● **WHAT YOU ARE ASKED TO DO**
Give every line of the data again, unchanged, but with no pictures.
○ ○ ○ ○ ○ ○ ○
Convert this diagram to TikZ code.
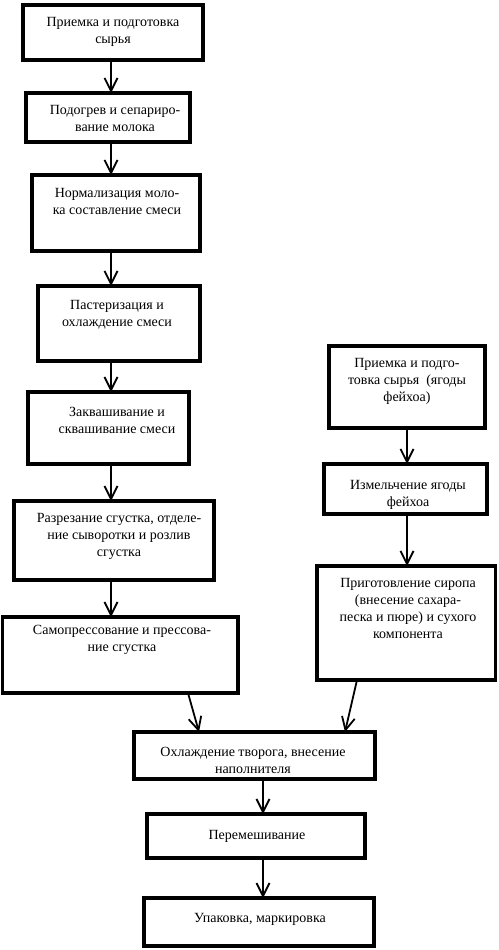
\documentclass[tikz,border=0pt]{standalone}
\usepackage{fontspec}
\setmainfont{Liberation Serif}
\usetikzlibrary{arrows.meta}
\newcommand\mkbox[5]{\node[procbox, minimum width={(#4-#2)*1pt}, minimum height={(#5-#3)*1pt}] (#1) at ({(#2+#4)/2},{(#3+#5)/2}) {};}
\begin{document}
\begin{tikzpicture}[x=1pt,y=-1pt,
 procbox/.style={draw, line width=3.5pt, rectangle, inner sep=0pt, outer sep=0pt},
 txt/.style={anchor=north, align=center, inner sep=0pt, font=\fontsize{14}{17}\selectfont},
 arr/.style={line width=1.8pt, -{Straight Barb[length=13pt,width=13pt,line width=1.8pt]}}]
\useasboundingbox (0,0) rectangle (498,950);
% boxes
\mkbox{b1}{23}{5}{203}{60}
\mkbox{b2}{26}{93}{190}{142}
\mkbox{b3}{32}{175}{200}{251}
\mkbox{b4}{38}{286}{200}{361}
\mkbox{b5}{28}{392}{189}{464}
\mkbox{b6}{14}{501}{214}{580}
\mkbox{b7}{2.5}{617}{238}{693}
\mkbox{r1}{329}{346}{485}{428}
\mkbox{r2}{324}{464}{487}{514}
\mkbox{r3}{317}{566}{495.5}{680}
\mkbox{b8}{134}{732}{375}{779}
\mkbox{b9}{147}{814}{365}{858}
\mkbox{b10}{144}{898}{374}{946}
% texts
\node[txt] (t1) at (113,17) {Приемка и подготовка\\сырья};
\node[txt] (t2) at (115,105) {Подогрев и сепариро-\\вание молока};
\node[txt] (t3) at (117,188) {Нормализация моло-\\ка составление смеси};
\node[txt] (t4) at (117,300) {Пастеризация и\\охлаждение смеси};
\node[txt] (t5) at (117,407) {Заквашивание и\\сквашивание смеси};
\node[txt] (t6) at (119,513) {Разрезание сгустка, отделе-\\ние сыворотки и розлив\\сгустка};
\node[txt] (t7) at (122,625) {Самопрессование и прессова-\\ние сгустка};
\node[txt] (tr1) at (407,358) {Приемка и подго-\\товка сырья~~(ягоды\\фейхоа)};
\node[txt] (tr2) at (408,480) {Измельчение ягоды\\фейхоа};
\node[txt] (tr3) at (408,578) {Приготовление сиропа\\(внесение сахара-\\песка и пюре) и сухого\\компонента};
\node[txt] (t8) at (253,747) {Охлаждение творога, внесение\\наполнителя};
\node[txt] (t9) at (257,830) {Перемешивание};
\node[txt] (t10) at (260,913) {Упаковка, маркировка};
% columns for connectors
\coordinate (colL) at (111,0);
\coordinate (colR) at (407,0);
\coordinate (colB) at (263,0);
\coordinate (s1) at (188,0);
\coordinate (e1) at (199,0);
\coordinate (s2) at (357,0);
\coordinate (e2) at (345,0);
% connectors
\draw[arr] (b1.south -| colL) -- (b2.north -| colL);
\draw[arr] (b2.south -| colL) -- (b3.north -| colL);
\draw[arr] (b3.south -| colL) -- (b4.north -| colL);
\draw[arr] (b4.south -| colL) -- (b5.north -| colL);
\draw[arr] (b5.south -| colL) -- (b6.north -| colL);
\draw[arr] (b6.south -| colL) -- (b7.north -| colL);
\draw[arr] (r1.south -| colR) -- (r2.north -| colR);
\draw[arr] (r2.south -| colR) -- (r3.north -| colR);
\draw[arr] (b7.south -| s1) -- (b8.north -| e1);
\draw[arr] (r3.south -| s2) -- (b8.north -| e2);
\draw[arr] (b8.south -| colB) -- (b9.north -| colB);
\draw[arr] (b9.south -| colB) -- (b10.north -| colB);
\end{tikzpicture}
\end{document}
○ ○ ○ ○ ○ ○ ○
● **RESPONSE TO THIS TASK**
Convert this diagram to TikZ code.
\documentclass[tikz,border=0pt]{standalone}
\usepackage{fontspec}
\setmainfont{Liberation Serif}
\usetikzlibrary{arrows.meta}
\newcommand\mkbox[5]{\node[procbox, minimum width={(#4-#2)*1pt}, minimum height={(#5-#3)*1pt}] (#1) at ({(#2+#4)/2},{(#3+#5)/2}) {};}
\begin{document}
\begin{tikzpicture}[x=1pt,y=-1pt,
 procbox/.style={draw, line width=3.5pt, rectangle, inner sep=0pt, outer sep=0pt},
 txt/.style={anchor=north, align=center, inner sep=0pt, font=\fontsize{14}{17}\selectfont},
 arr/.style={line width=1.8pt, -{Straight Barb[length=13pt,width=13pt,line width=1.8pt]}}]
\useasboundingbox (0,0) rectangle (498,950);
% boxes
\mkbox{b1}{23}{5}{203}{60}
\mkbox{b2}{26}{93}{190}{142}
\mkbox{b3}{32}{175}{200}{251}
\mkbox{b4}{38}{286}{200}{361}
\mkbox{b5}{28}{392}{189}{464}
\mkbox{b6}{14}{501}{214}{580}
\mkbox{b7}{2.5}{617}{238}{693}
\mkbox{r1}{329}{346}{485}{428}
\mkbox{r2}{324}{464}{487}{514}
\mkbox{r3}{317}{566}{495.5}{680}
\mkbox{b8}{134}{732}{375}{779}
\mkbox{b9}{147}{814}{365}{858}
\mkbox{b10}{144}{898}{374}{946}
% texts
\node[txt] (t1) at (113,17) {Приемка и подготовка\\сырья};
\node[txt] (t2) at (115,105) {Подогрев и сепариро-\\вание молока};
\node[txt] (t3) at (117,188) {Нормализация моло-\\ка составление смеси};
\node[txt] (t4) at (117,300) {Пастеризация и\\охлаждение смеси};
\node[txt] (t5) at (117,407) {Заквашивание и\\сквашивание смеси};
\node[txt] (t6) at (119,513) {Разрезание сгустка, отделе-\\ние сыворотки и розлив\\сгустка};
\node[txt] (t7) at (122,625) {Самопрессование и прессова-\\ние сгустка};
\node[txt] (tr1) at (407,358) {Приемка и подго-\\товка сырья~~(ягоды\\фейхоа)};
\node[txt] (tr2) at (408,480) {Измельчение ягоды\\фейхоа};
\node[txt] (tr3) at (408,578) {Приготовление сиропа\\(внесение сахара-\\песка и пюре) и сухого\\компонента};
\node[txt] (t8) at (253,747) {Охлаждение творога, внесение\\наполнителя};
\node[txt] (t9) at (257,830) {Перемешивание};
\node[txt] (t10) at (260,913) {Упаковка, маркировка};
% columns for connectors
\coordinate (colL) at (111,0);
\coordinate (colR) at (407,0);
\coordinate (colB) at (263,0);
\coordinate (s1) at (188,0);
\coordinate (e1) at (199,0);
\coordinate (s2) at (357,0);
\coordinate (e2) at (345,0);
% connectors
\draw[arr] (b1.south -| colL) -- (b2.north -| colL);
\draw[arr] (b2.south -| colL) -- (b3.north -| colL);
\draw[arr] (b3.south -| colL) -- (b4.north -| colL);
\draw[arr] (b4.south -| colL) -- (b5.north -| colL);
\draw[arr] (b5.south -| colL) -- (b6.north -| colL);
\draw[arr] (b6.south -| colL) -- (b7.north -| colL);
\draw[arr] (r1.south -| colR) -- (r2.north -| colR);
\draw[arr] (r2.south -| colR) -- (r3.north -| colR);
\draw[arr] (b7.south -| s1) -- (b8.north -| e1);
\draw[arr] (r3.south -| s2) -- (b8.north -| e2);
\draw[arr] (b8.south -| colB) -- (b9.north -| colB);
\draw[arr] (b9.south -| colB) -- (b10.north -| colB);
\end{tikzpicture}
\end{document}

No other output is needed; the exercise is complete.